1. Linear Algebra(the concepts of space, vector)
  2. Calculus

What is Linear Regression

Linear regression is a basic idea in statistical and machine learning based on the linear combination. And it was usually used to predict some responses to some inputs(predictors).

Machine Learning and Statistical Learning

Machine learning and statistical learning are similar but have some distinctions. In machine learning, models, regression models, or classification models, are used to predict the outputs of the new incoming inputs.

In contrast, in statistical learning, regression and classification are employed to model the data to find out the hidden relations among the inputs. In other words, the models of data, no matter they are regression or classification, or something else. They are used to analyze the mechanism behind the data.


Linear is a property of the operation \(f(\cdot)\), which has the following two properties:

  1. \(f(a\mathbf{x})=af(\mathbf{x})\)
  2. \(f(\mathbf{x}+\mathbf{y})=f(\mathbf{x})+f(\mathbf{y})\)

where \(a\) is a scalar. Then we say \(f(\cdot)\) is linear or \(f(\cdot)\) has a linearity property.

The linear operation can be represented as a matrix. And when a 2-dimensional linear operation was drawn on the paper, it is a line. Maybe that is why it is named linear, I guess.


In statistical or machine learning, regression is a crucial part of the whole field. And, the other part is the well-known classification. If we have a close look at the outputs data type, one distinction between them is that the output of regression is continuous but the output of classification is discrete.

What is linear regression

Linear regression is a regression model. All parameters in the model are linear, like:

\[ f(\mathbf{x})=w_1x_1+w_2x_2+w_3x_3\tag{1} \]

where the \(w_n\) where \(n=1,2,3\) are the parameters of the model, the output \(f(\mathbf{x})\) can be written as \(t\) for 1-deminsional outputs (or \(\mathbf{t}\) for multi-deminsional outputs).

\(f(\mathbf{w})\) is linear:

\[ \begin{aligned} f(a\cdot\mathbf{w})&=aw_1x_1+aw_2x_2+aw_3x_3=a\cdot f(\mathbf{w}) \\ f(\mathbf{w}+\mathbf{v})&=(w_1+v_1)x_1+(w_2+v_2)x_2+(w_3+v_3)x_3\\ &=w_1x_1+v_1x_1+w_2x_2+v_2x_2+w_3x_3+v_3x_3\\ &=f(\mathbf{w})+f(\mathbf{v}) \end{aligned}\tag{2} \]

where \(a\) is a scalar, and \(\mathbf{v}\) is in the same space with \(\mathbf{w}\)


There is also another view that the linear property of models is also for \(\mathbf{x}\), the input.

But the following model

\[ t=f(\mathbf{x})=w_1\log(x_1)+w_2\sin(x_2)\tag{3} \]

is a case of linear regression problem in our definition. But from the second point of view, it is not linear for inputs \(\mathbf{x}\). However, this is not an unsolvable contradiction. If we use:

\[ y_1= \log(x_1)\\ y_2= \sin(x_2)\tag{4} \]

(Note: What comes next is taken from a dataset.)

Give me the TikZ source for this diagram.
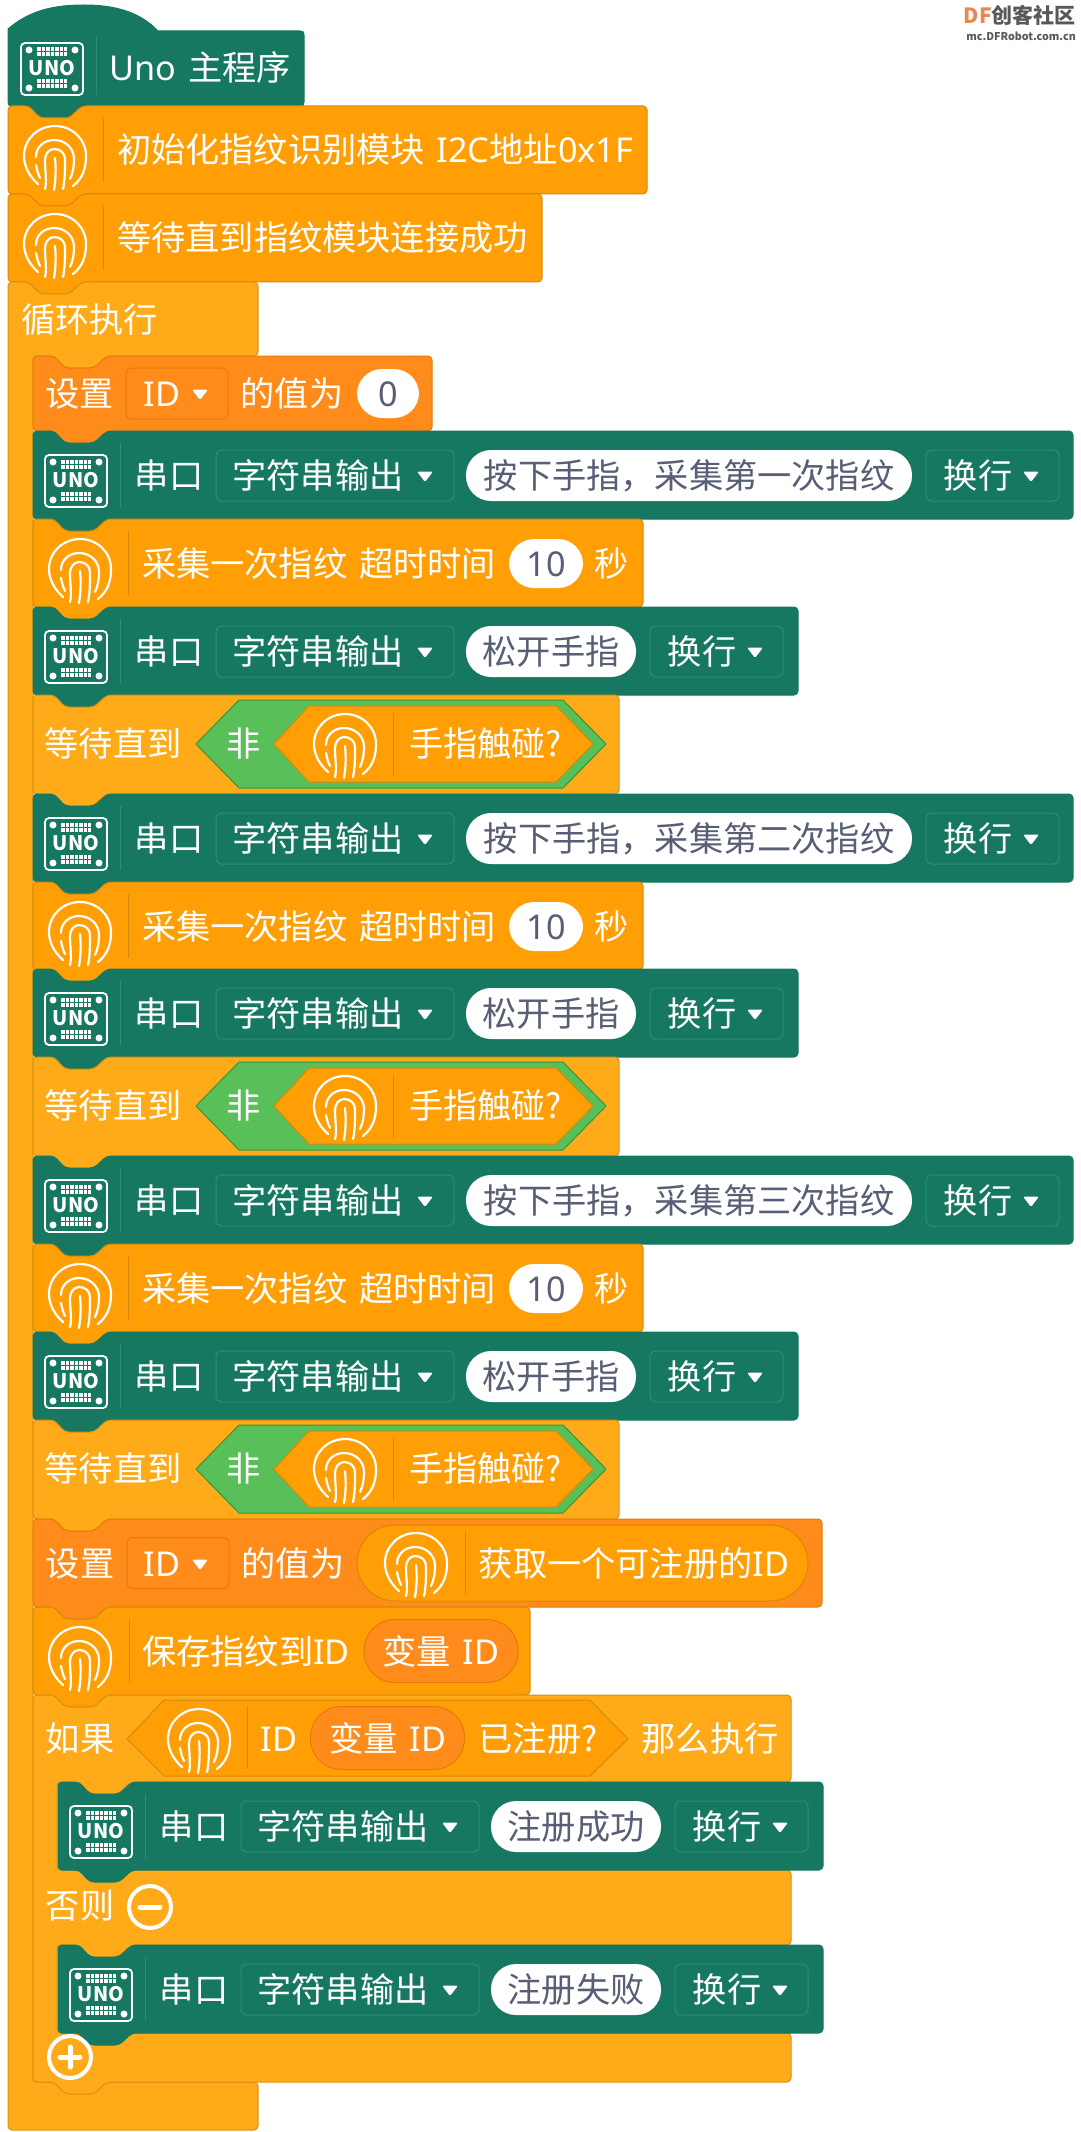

to replace the \(\log\) and \(\sin\) in equation (3), we get again

\[ t=f(\mathbf{y})=w_1y_1+w_2y_2\tag{5} \]

a linear operation for both input \(\mathbf{y}=\begin{bmatrix}y_1\;y_2\end{bmatrix}^T\) and parameters \(\mathbf{z}\) .

The tranformation, equation(4), is called feature extraction. \(\mathbf{y}\) is called features, and \(\log\) and \(\sin\) are called basis functions

An Example

This example is taken from (James20131), It is about the sale between different kinds of advertisements. I downloaded the data set from It’s a CSV file, including 200 rows. Here I draw 3 pictures using ‘matplotlib’ to make the data more visible. They are advertisements for ‘TV’, ‘Radio’, ‘Newspaper’ to ‘Sales’ respectively.

From these figures, we can find TV ads and Sales looks like having a stronger relationship than radio ads and sales. However, the Newspaper ads and Sales look independent.

For statistical learning, we should take statistical methods to investigate the relation in the data. And in machine learning, to a certain input, predicting an output is what we are concerned.

Why Linear Regression

Linear regression has been used for more than 200 years, and it’s always been our first class of statistical learning or machine learning. Here we list 3 practical elements of linear regression, which are essential for the whole subject:

  1. It is still working in some areas. Although more complicated models have been built, they could not be replaced totally.
  2. It is a good jump-off point to the other more feasible and adorable models, which may be an extension or generation of naive linear regression
  3. Linear regression is easy, so it is possible to be analyzed mathematically.

This is why linear regression is always our first step to learn machine learning and statistical learning. And by now, this works pretty well.

A Probabilistic View

Machine learning or statistical learning can be described from two different views - Bayesian and Frequentist. They both worked well for some different instances, but they also have their limitations. The Bayesian view of the linear regression will be talked about as well later.

Bayesian statisticians thought the input \(\mathbf{x}\), the output \(t\), and the parameter \(\mathbf{w}\) are all random variables, while the frequentist does not think so. Bayesian statisticians predict the unknown input \(\mathbf{x}_0\) by forming the distribution \(\mathbb{P}(t_0|\mathbf{x}_0)\) and then sampling from it. To achieve this goal, we must build the \(\mathbb{P}(t|\mathbf{x})\) firstly. This is the modeling progress, or we can call it learning progress.


  1. James, Gareth, Daniela Witten, Trevor Hastie, and Robert Tibshirani. An introduction to statistical learning. Vol. 112. New York: springer, 2013.↩︎